Every line below is to be copied exactly, with the pictures left out.

# # #

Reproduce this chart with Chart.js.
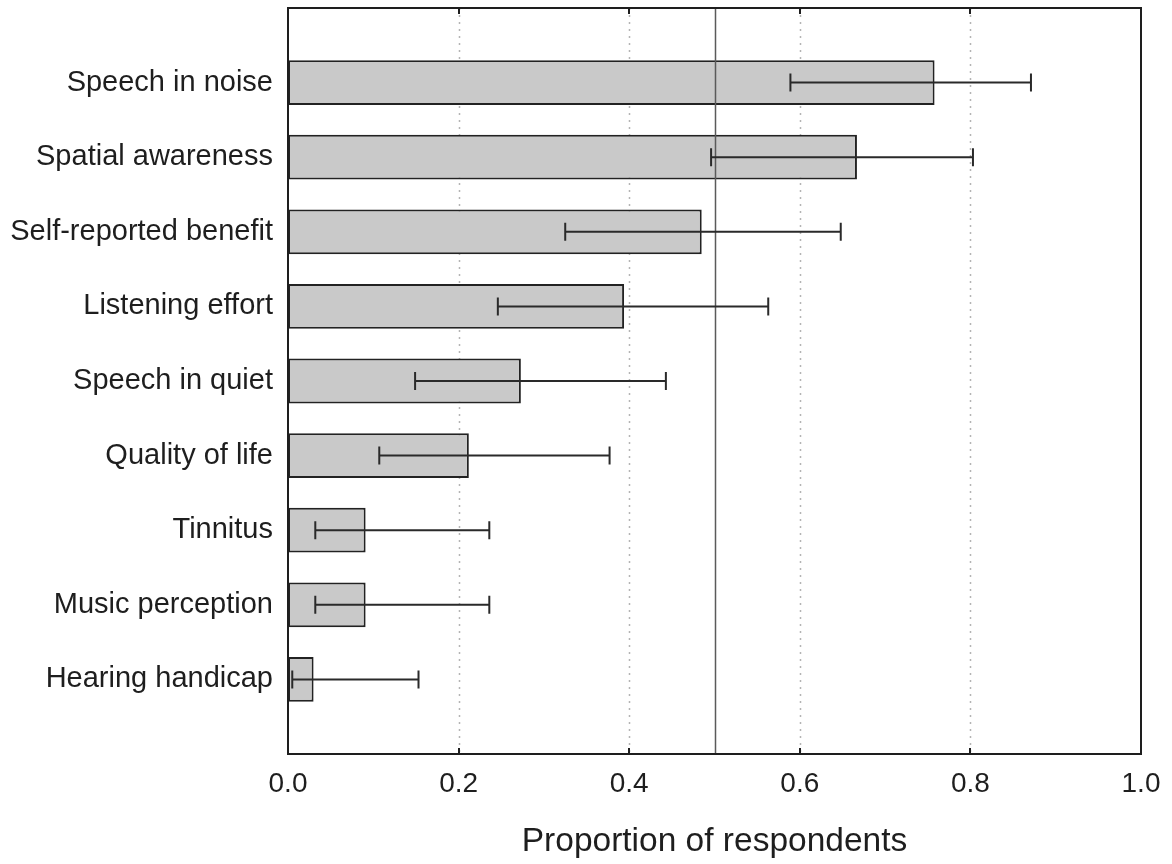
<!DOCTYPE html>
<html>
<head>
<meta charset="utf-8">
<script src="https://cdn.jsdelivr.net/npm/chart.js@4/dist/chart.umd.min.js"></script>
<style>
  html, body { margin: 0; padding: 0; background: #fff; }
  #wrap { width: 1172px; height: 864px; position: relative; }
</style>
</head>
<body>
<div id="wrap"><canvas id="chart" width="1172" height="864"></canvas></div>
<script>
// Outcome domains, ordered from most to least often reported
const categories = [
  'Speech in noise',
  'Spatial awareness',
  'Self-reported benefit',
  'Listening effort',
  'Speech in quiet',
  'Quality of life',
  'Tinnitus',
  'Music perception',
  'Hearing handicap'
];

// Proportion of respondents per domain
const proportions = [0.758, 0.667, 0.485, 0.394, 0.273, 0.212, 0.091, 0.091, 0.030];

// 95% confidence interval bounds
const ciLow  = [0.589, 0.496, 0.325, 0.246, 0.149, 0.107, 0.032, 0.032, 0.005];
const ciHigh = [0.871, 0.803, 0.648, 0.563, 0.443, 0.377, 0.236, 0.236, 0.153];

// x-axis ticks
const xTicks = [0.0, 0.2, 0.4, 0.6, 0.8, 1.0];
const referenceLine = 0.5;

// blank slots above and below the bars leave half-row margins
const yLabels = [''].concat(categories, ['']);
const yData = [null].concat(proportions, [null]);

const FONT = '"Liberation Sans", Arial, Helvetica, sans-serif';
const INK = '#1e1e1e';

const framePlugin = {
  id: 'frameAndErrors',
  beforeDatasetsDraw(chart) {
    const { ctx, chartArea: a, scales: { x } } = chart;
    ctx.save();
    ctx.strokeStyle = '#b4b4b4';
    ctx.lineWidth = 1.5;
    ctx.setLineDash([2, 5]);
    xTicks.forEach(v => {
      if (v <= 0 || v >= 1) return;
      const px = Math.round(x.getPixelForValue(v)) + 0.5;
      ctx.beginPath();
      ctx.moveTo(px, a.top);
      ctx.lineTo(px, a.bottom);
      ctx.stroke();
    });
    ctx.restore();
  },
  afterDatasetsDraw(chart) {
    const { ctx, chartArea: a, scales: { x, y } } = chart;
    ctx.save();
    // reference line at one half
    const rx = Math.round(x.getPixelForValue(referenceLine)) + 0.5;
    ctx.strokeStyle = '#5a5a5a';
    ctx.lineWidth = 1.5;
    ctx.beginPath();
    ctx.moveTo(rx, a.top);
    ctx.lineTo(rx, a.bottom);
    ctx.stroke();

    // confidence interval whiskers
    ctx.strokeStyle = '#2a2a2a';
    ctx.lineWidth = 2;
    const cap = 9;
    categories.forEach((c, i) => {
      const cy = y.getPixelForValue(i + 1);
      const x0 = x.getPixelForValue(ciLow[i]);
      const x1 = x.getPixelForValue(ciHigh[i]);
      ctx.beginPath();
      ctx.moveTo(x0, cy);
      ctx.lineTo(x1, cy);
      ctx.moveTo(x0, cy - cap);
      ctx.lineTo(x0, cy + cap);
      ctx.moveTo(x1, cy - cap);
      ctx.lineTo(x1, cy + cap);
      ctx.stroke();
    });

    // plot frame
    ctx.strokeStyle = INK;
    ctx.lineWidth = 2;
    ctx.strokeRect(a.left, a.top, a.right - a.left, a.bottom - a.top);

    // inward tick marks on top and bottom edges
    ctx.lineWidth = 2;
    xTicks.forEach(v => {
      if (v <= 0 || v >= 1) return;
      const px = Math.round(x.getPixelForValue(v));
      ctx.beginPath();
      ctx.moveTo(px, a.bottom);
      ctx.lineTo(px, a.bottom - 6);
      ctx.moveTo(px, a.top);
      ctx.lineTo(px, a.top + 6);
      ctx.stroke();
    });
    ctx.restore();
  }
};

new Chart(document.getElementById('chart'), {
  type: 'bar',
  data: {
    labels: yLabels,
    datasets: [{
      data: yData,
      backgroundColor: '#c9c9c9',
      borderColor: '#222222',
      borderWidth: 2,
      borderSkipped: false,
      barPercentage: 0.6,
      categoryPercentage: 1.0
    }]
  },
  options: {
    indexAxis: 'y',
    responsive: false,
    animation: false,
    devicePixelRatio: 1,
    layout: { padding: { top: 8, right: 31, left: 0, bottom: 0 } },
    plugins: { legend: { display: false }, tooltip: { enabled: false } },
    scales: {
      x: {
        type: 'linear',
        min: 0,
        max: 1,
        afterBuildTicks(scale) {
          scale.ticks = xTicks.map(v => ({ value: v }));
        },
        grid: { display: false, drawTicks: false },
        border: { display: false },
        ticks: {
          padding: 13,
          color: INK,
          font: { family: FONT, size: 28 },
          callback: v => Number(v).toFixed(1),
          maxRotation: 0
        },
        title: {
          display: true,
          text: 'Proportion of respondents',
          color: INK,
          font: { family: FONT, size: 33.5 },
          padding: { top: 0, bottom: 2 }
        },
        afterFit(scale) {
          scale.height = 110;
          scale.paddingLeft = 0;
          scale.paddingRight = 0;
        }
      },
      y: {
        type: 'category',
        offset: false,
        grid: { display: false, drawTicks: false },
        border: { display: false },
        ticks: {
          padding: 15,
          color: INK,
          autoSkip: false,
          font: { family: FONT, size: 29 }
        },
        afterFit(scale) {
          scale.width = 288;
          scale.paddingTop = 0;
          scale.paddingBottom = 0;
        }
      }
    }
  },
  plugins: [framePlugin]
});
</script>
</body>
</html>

# # #

Reply to the task:
Reproduce this chart with Chart.js.
<!DOCTYPE html>
<html>
<head>
<meta charset="utf-8">
<script src="https://cdn.jsdelivr.net/npm/chart.js@4/dist/chart.umd.min.js"></script>
<style>
  html, body { margin: 0; padding: 0; background: #fff; }
  #wrap { width: 1172px; height: 864px; position: relative; }
</style>
</head>
<body>
<div id="wrap"><canvas id="chart" width="1172" height="864"></canvas></div>
<script>
// Outcome domains, ordered from most to least often reported
const categories = [
  'Speech in noise',
  'Spatial awareness',
  'Self-reported benefit',
  'Listening effort',
  'Speech in quiet',
  'Quality of life',
  'Tinnitus',
  'Music perception',
  'Hearing handicap'
];

// Proportion of respondents per domain
const proportions = [0.758, 0.667, 0.485, 0.394, 0.273, 0.212, 0.091, 0.091, 0.030];

// 95% confidence interval bounds
const ciLow  = [0.589, 0.496, 0.325, 0.246, 0.149, 0.107, 0.032, 0.032, 0.005];
const ciHigh = [0.871, 0.803, 0.648, 0.563, 0.443, 0.377, 0.236, 0.236, 0.153];

// x-axis ticks
const xTicks = [0.0, 0.2, 0.4, 0.6, 0.8, 1.0];
const referenceLine = 0.5;

// blank slots above and below the bars leave half-row margins
const yLabels = [''].concat(categories, ['']);
const yData = [null].concat(proportions, [null]);

const FONT = '"Liberation Sans", Arial, Helvetica, sans-serif';
const INK = '#1e1e1e';

const framePlugin = {
  id: 'frameAndErrors',
  beforeDatasetsDraw(chart) {
    const { ctx, chartArea: a, scales: { x } } = chart;
    ctx.save();
    ctx.strokeStyle = '#b4b4b4';
    ctx.lineWidth = 1.5;
    ctx.setLineDash([2, 5]);
    xTicks.forEach(v => {
      if (v <= 0 || v >= 1) return;
      const px = Math.round(x.getPixelForValue(v)) + 0.5;
      ctx.beginPath();
      ctx.moveTo(px, a.top);
      ctx.lineTo(px, a.bottom);
      ctx.stroke();
    });
    ctx.restore();
  },
  afterDatasetsDraw(chart) {
    const { ctx, chartArea: a, scales: { x, y } } = chart;
    ctx.save();
    // reference line at one half
    const rx = Math.round(x.getPixelForValue(referenceLine)) + 0.5;
    ctx.strokeStyle = '#5a5a5a';
    ctx.lineWidth = 1.5;
    ctx.beginPath();
    ctx.moveTo(rx, a.top);
    ctx.lineTo(rx, a.bottom);
    ctx.stroke();

    // confidence interval whiskers
    ctx.strokeStyle = '#2a2a2a';
    ctx.lineWidth = 2;
    const cap = 9;
    categories.forEach((c, i) => {
      const cy = y.getPixelForValue(i + 1);
      const x0 = x.getPixelForValue(ciLow[i]);
      const x1 = x.getPixelForValue(ciHigh[i]);
      ctx.beginPath();
      ctx.moveTo(x0, cy);
      ctx.lineTo(x1, cy);
      ctx.moveTo(x0, cy - cap);
      ctx.lineTo(x0, cy + cap);
      ctx.moveTo(x1, cy - cap);
      ctx.lineTo(x1, cy + cap);
      ctx.stroke();
    });

    // plot frame
    ctx.strokeStyle = INK;
    ctx.lineWidth = 2;
    ctx.strokeRect(a.left, a.top, a.right - a.left, a.bottom - a.top);

    // inward tick marks on top and bottom edges
    ctx.lineWidth = 2;
    xTicks.forEach(v => {
      if (v <= 0 || v >= 1) return;
      const px = Math.round(x.getPixelForValue(v));
      ctx.beginPath();
      ctx.moveTo(px, a.bottom);
      ctx.lineTo(px, a.bottom - 6);
      ctx.moveTo(px, a.top);
      ctx.lineTo(px, a.top + 6);
      ctx.stroke();
    });
    ctx.restore();
  }
};

new Chart(document.getElementById('chart'), {
  type: 'bar',
  data: {
    labels: yLabels,
    datasets: [{
      data: yData,
      backgroundColor: '#c9c9c9',
      borderColor: '#222222',
      borderWidth: 2,
      borderSkipped: false,
      barPercentage: 0.6,
      categoryPercentage: 1.0
    }]
  },
  options: {
    indexAxis: 'y',
    responsive: false,
    animation: false,
    devicePixelRatio: 1,
    layout: { padding: { top: 8, right: 31, left: 0, bottom: 0 } },
    plugins: { legend: { display: false }, tooltip: { enabled: false } },
    scales: {
      x: {
        type: 'linear',
        min: 0,
        max: 1,
        afterBuildTicks(scale) {
          scale.ticks = xTicks.map(v => ({ value: v }));
        },
        grid: { display: false, drawTicks: false },
        border: { display: false },
        ticks: {
          padding: 13,
          color: INK,
          font: { family: FONT, size: 28 },
          callback: v => Number(v).toFixed(1),
          maxRotation: 0
        },
        title: {
          display: true,
          text: 'Proportion of respondents',
          color: INK,
          font: { family: FONT, size: 33.5 },
          padding: { top: 0, bottom: 2 }
        },
        afterFit(scale) {
          scale.height = 110;
          scale.paddingLeft = 0;
          scale.paddingRight = 0;
        }
      },
      y: {
        type: 'category',
        offset: false,
        grid: { display: false, drawTicks: false },
        border: { display: false },
        ticks: {
          padding: 15,
          color: INK,
          autoSkip: false,
          font: { family: FONT, size: 29 }
        },
        afterFit(scale) {
          scale.width = 288;
          scale.paddingTop = 0;
          scale.paddingBottom = 0;
        }
      }
    }
  },
  plugins: [framePlugin]
});
</script>
</body>
</html>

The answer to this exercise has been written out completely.